3. Generative models for inverse design and characterisation.
My long-term goal is to develop generative models that “understand” materials well enough to propose entirely new atomic structures with targeted properties, as well as assist in interpreting experimental signatures. These models open the door to inverse design workflows that couple predictive ML with automated sampling of the vast chemical and structural design space.

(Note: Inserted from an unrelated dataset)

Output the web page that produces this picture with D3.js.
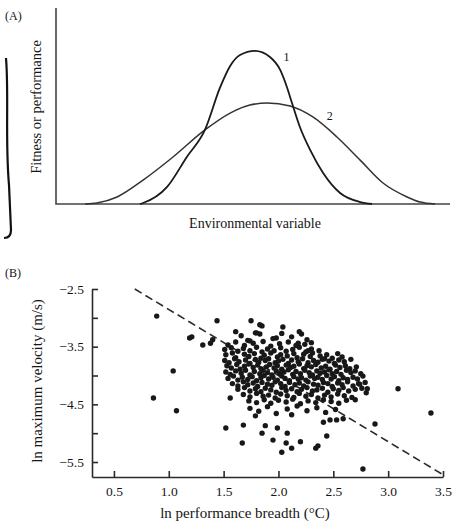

Although the methods I develop are broadly applicable, I am particularly motivated by challenges central to the green transition. Energy materials—especially electrolytes for batteries—represent an area where advances in computation and machine learning can have real impact. Before joining my current lab, I had the great opportunity to work with Jin Chang and Tejs Vegge at DTU on metal–air batteries, which strengthened this focus.

Activities / Resume

Martin Uhrin holds a master's degree in computational physics from the University of Edinburgh (2009), and a PhD in computational condensed matter physics from University College London (2015).  He moved to EPFL, Switzerland as a postdoctoral fellow, where he focused on high-throughput screening for accelerated materials discovery and became the lead author of the workflow engine powering AiiDA, a widely used materials informatics platform.  In 2019, he moved to the Danish Technical University to develop machine learning methods for the computational design of battery materials.  In 2021, he returned to EPFL as a scientist hosted in the group of Nicola Marzari where he carried out independent research on physics-inspired machine learning methods and inverse design of materials and molecules.  Most recently, he was awarded an international chair from the Multidisciplinary Institute in Artificial Intelligence at the University of Grenoble where he started his own team in November 2023.